#### [What you are asked to do]
In the data below, locate each line with the word "this" and list it.

#### [Data excerpts]
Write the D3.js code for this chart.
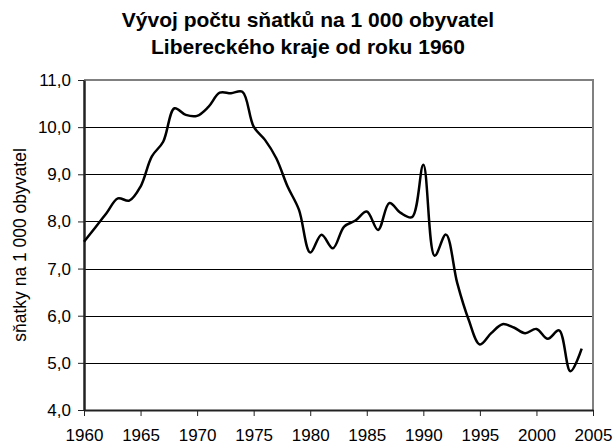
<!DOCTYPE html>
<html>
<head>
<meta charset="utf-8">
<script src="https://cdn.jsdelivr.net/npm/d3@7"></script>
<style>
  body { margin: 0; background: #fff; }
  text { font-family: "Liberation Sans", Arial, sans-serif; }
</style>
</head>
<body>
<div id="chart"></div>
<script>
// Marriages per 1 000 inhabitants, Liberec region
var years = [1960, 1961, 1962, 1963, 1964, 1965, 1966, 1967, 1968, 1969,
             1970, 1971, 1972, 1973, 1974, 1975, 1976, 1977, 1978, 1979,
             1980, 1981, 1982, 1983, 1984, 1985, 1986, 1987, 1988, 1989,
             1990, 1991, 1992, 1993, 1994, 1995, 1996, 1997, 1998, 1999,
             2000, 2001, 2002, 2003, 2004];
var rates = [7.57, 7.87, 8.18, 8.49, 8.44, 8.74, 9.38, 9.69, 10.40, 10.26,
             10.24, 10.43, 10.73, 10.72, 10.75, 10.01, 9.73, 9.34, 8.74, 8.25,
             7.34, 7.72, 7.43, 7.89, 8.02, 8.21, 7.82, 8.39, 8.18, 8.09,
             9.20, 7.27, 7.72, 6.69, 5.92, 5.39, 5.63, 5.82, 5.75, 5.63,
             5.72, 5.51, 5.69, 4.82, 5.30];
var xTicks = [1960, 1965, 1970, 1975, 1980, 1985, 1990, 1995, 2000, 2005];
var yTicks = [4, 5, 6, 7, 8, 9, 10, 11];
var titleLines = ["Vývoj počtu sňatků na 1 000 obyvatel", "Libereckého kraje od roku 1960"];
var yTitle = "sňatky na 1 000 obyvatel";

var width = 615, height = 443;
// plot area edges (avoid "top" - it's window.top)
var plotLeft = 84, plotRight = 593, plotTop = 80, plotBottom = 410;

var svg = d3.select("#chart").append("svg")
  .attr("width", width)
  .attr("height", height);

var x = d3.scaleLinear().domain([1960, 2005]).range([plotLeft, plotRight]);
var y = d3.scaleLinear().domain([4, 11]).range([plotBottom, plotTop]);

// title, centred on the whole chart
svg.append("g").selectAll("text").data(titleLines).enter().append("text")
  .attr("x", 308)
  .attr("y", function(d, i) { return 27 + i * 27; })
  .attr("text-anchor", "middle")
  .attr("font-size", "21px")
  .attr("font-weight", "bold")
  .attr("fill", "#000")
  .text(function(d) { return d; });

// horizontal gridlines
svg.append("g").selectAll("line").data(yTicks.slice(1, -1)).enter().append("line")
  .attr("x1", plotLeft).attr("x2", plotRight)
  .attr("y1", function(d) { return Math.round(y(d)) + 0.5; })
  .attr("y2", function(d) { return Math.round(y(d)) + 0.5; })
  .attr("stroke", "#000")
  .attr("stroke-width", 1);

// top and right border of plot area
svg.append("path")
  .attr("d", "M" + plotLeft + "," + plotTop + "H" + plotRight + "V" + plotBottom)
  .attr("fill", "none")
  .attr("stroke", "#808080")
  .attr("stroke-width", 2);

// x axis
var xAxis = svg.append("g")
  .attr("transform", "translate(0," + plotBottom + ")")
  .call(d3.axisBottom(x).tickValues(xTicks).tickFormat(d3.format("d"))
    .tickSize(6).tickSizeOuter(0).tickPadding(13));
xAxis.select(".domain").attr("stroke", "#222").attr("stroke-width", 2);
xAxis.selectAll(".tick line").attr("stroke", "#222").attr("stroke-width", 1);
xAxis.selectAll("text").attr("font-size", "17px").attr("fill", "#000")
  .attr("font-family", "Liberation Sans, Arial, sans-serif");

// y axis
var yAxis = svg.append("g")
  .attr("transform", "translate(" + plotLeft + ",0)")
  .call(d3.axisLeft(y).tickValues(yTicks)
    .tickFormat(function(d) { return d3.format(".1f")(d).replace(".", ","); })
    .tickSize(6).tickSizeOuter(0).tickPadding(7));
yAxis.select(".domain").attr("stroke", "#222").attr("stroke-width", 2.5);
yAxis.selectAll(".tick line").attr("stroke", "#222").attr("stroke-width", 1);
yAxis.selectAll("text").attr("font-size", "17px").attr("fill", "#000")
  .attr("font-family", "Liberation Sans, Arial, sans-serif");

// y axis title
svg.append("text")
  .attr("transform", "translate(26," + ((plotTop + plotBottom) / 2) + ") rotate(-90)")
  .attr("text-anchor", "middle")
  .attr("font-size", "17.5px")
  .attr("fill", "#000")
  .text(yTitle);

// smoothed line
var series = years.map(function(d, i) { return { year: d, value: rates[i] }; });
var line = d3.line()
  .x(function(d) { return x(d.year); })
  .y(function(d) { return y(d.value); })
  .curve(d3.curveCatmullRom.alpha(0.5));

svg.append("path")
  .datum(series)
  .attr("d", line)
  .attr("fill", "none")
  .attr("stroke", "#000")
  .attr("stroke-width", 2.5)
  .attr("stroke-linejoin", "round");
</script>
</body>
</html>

...

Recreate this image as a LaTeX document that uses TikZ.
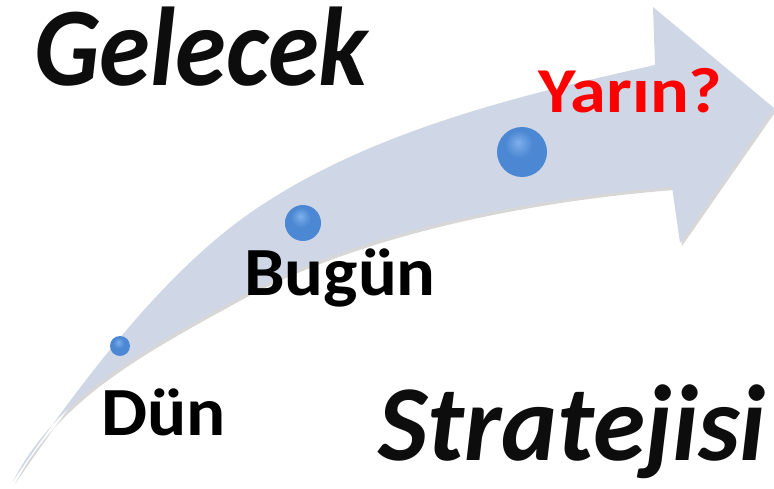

#### [Result below]
Write the D3.js code for this chart.
Recreate this image as a LaTeX document that uses TikZ.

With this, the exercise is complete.